Problem Statement. The design of tunable complex discrete non-recursive and recursive bandpass and bandstop comb filters is currently a highly relevant task for solving problems of selecting useful signals against powerful correlated interference, creating various automatic systems, etc. Goal. Creation of low- and high-pass filters based on continuous-wave analogs. A method for synthesizing complex discrete comb bandpass and bandstop filters with individual tuning of individual partial frequency response regions has been developed. Results. Based on the invariant time and frequency responses of continuous low- and high-pass analog filters, weighting coefficients for difference equations were found that govern the operation of non-recursive and recursive complex discrete bandpass and bandstop comb filters with the ability to individually tune individual partial frequency response regions. The synthesis of non-recursive bandpass comb filters is based on the summation of the pulse and incremental transient responses of individual bandpass filters.

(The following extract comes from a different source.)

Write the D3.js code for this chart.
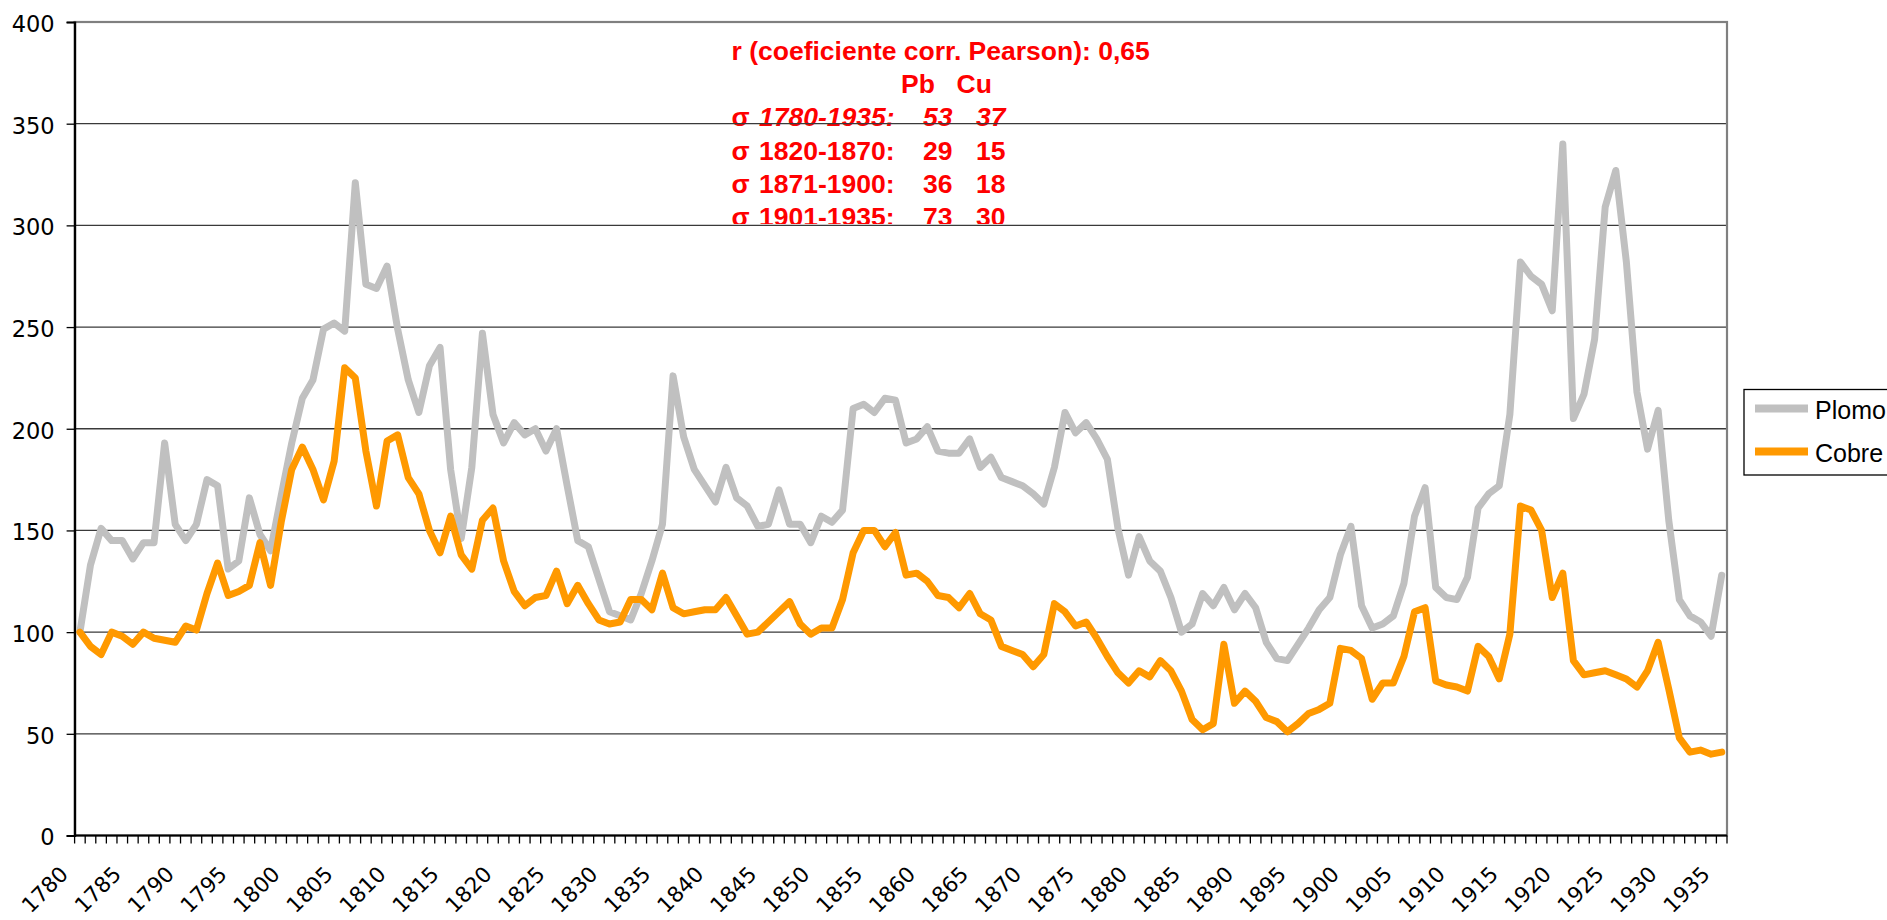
<!DOCTYPE html>
<html><head><meta charset="utf-8">
<script src="https://cdn.jsdelivr.net/npm/d3@7"></script>
<style>html,body{margin:0;padding:0;background:#fff;overflow:hidden}</style>
</head><body>
<svg id="chart" width="1887" height="920"></svg>
<script>
// ---- DATA ----
const years = [1780,1781,1782,1783,1784,1785,1786,1787,1788,1789,1790,1791,1792,1793,1794,1795,1796,1797,1798,1799,
1800,1801,1802,1803,1804,1805,1806,1807,1808,1809,1810,1811,1812,1813,1814,1815,1816,1817,1818,1819,
1820,1821,1822,1823,1824,1825,1826,1827,1828,1829,1830,1831,1832,1833,1834,1835,1836,1837,1838,1839,
1840,1841,1842,1843,1844,1845,1846,1847,1848,1849,1850,1851,1852,1853,1854,1855,1856,1857,1858,1859,
1860,1861,1862,1863,1864,1865,1866,1867,1868,1869,1870,1871,1872,1873,1874,1875,1876,1877,1878,1879,
1880,1881,1882,1883,1884,1885,1886,1887,1888,1889,1890,1891,1892,1893,1894,1895,1896,1897,1898,1899,
1900,1901,1902,1903,1904,1905,1906,1907,1908,1909,1910,1911,1912,1913,1914,1915,1916,1917,1918,1919,
1920,1921,1922,1923,1924,1925,1926,1927,1928,1929,1930,1931,1932,1933,1934,1935];

const plomo = [100,133,151,145,145,136,144,144,193,153,145,153,175,172,131,135,166,148,140,167,
193,215,224,249,252,248,321,271,269,280,249,224,208,231,240,180,146,181,247,207,
193,203,197,200,189,200,172,145,142,126,110,108,106,119,135,153,226,196,180,172,
164,181,166,162,152,153,170,153,153,144,157,154,160,210,212,208,215,214,193,195,
201,189,188,188,195,181,186,176,174,172,168,163,181,208,198,203,195,185,151,128,
147,135,130,117,100,104,119,113,122,111,119,112,95,87,86,94,102,111,117,138,
152,113,102,104,108,124,157,171,122,117,116,127,161,168,172,207,282,275,271,258,
340,205,217,244,309,327,282,218,190,209,155,116,108,105,98,128];

const cobre = [100,93,89,100,98,94,100,97,96,95,103,101,119,134,118,120,123,144,123,154,
180,191,180,165,184,230,225,189,162,194,197,176,168,150,139,157,138,131,155,161,
135,120,113,117,118,130,114,123,114,106,104,105,116,116,111,129,112,109,110,111,
111,117,108,99,100,105,110,115,104,99,102,102,116,139,150,150,142,149,128,129,
125,118,117,112,119,109,106,93,91,89,83,89,114,110,103,105,97,88,80,75,
81,78,86,81,71,57,52,55,94,65,71,66,58,56,51,55,60,62,65,92,
91,87,67,75,75,88,110,112,76,74,73,71,93,88,77,99,162,160,150,117,
129,86,79,80,81,79,77,73,81,95,72,48,41,42,40,41];

const yTicks = [0,50,100,150,200,250,300,350,400];
const xTickLabels = [1780,1785,1790,1795,1800,1805,1810,1815,1820,1825,1830,1835,1840,1845,1850,1855,
1860,1865,1870,1875,1880,1885,1890,1895,1900,1905,1910,1915,1920,1925,1930,1935];
const seriesNames = ["Plomo","Cobre"];
const seriesColors = ["#C0C0C0","#FF9900"];

const noteTitle = "r (coeficiente corr. Pearson): 0,65";
const noteHeader = ["Pb","Cu"];
const notePeriods = ["1780-1935:","1820-1870:","1871-1900:","1901-1935:"];
const notePb = ["53","29","36","73"];
const noteCu = ["37","15","18","30"];

// ---- LAYOUT ----
const L = 74.6, R = 1727, T = 22, B = 835.5;
const svg = d3.select("#chart");
const font = "'Liberation Sans', Arial, sans-serif";
const axisFont = "'DejaVu Sans', Verdana, sans-serif";

const x = d3.scaleBand().domain(years).range([L, R]).padding(0);
const cx = d => x(d) + x.bandwidth() / 2;
const y = d3.scaleLinear().domain([0, 400]).range([B, T]);

svg.append("rect").attr("x",0).attr("y",0).attr("width",1887).attr("height",920).attr("fill","#fff");

// red annotation (clipped at the 300 gridline)
svg.append("clipPath").attr("id","noteClip").append("rect")
  .attr("x",0).attr("y",0).attr("width",1887).attr("height", y(300) - 1.5);
const note = svg.append("g").attr("clip-path","url(#noteClip)")
  .attr("fill","#FF0000").style("font-family",font).style("font-weight","bold").style("font-size","26.5px");
note.append("text").attr("x",731.5).attr("y",59.5).text(noteTitle);
note.append("text").attr("x",901).attr("y",92.8).text(noteHeader[0]);
note.append("text").attr("x",956.5).attr("y",92.8).text(noteHeader[1]);
notePeriods.forEach((p,i) => {
  const by = 126.1 + i*33.4;
  const it = i === 0 ? "italic" : "normal";
  note.append("text").attr("x",731.5).attr("y",by).text("σ");
  note.append("text").attr("x",759).attr("y",by).style("font-style",it).text(p);
  note.append("text").attr("x",923).attr("y",by).style("font-style",it).text(notePb[i]);
  note.append("text").attr("x",976).attr("y",by).style("font-style",it).text(noteCu[i]);
});

// gridlines
svg.append("g").selectAll("line").data(yTicks.filter(t => t > 0 && t < 400)).join("line")
  .attr("x1",L).attr("x2",R).attr("y1",d=>y(d)).attr("y2",d=>y(d))
  .attr("stroke","#3a3a3a").attr("stroke-width",1.3);

// plot border
svg.append("rect").attr("x",L).attr("y",T).attr("width",R-L).attr("height",B-T)
  .attr("fill","none").attr("stroke","#808080").attr("stroke-width",2.2);

// y axis
const yAxis = svg.append("g").attr("transform",`translate(${L},0)`)
  .call(d3.axisLeft(y).tickValues(yTicks).tickSize(8).tickPadding(12).tickFormat(d3.format("d")));
yAxis.select(".domain").attr("stroke","#000").attr("stroke-width",2.2);
yAxis.selectAll(".tick line").attr("stroke","#000").attr("stroke-width",1.3);
yAxis.selectAll(".tick text").attr("dy","0.42em").style("font-family",axisFont).style("font-size","22.5px").attr("fill","#000");

// x axis: tick at each category boundary
const edges = years.map(d => x(d)).concat([R]);
const xAxisG = svg.append("g");
xAxisG.append("line").attr("x1",L).attr("x2",R).attr("y1",B).attr("y2",B).attr("stroke","#000").attr("stroke-width",2.2);
xAxisG.selectAll("line.tk").data(edges).join("line").attr("class","tk")
  .attr("x1",d=>d).attr("x2",d=>d).attr("y1",B).attr("y2",B+8).attr("stroke","#000").attr("stroke-width",1.3);
xAxisG.selectAll("text").data(xTickLabels).join("text")
  .attr("transform", d => `translate(${cx(d)-10.5},${B+40}) rotate(-45)`)
  .attr("text-anchor","end").style("font-family",axisFont).style("font-size","21.5px").attr("fill","#000")
  .text(d => d);

// lines
const lineGen = d3.line().x((d,i) => cx(years[i])).y(d => y(d));
[plomo, cobre].forEach((s, k) => {
  svg.append("path").datum(s).attr("d", lineGen).attr("fill","none")
    .attr("stroke", seriesColors[k]).attr("stroke-width",7)
    .attr("stroke-linejoin","round").attr("stroke-linecap","round");
});

// legend
const lg = svg.append("g");
lg.append("rect").attr("x",1744).attr("y",389.5).attr("width",160).attr("height",85.5)
  .attr("fill","#fff").attr("stroke","#000").attr("stroke-width",1.3);
seriesNames.forEach((n,k) => {
  const ly = 408.5 + k*43;
  lg.append("line").attr("x1",1755).attr("x2",1808).attr("y1",ly).attr("y2",ly)
    .attr("stroke",seriesColors[k]).attr("stroke-width",8);
  lg.append("text").attr("x",1815).attr("y",ly+10.5).style("font-family",font).style("font-size","25px")
    .attr("fill","#000").text(n);
});
</script>
</body></html>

To construct discrete recursive bandpass and bandstop comb filters, summation and multiplication of transfer functions in the z-plane were used. Weighting coefficients of difference equations of discrete bandpass and bandstop comb filters are obtained using the specified time and frequency responses of continuous low- and high-pass analog filters. A frequency-shifted bilinear z-transform is presented. Transfer functions of the synthesized discrete comb bandpass and bandstop filters are obtained. By summing the transfer functions for the bandpass filters and multiplying the transfer functions for the comb filters, the final transfer functions for the discrete bandpass and bandstop comb filters are obtained. The amplitude-frequency responses of the bandpass and bandstop comb filters are calculated. It is shown that the tuning frequency, width, and shape of the amplitude-frequency responses of individual partial regions of the comb filters can be individually and operationally changed. Practical significance. The developed method for synthesizing complex discrete bandpass and notch comb filters with individual tuning of individual partial frequency response regions will be highly useful in constructing adaptive systems and signal processing devices, such as signal detection and filtering systems, Doppler velocimeters, and moving target selection systems.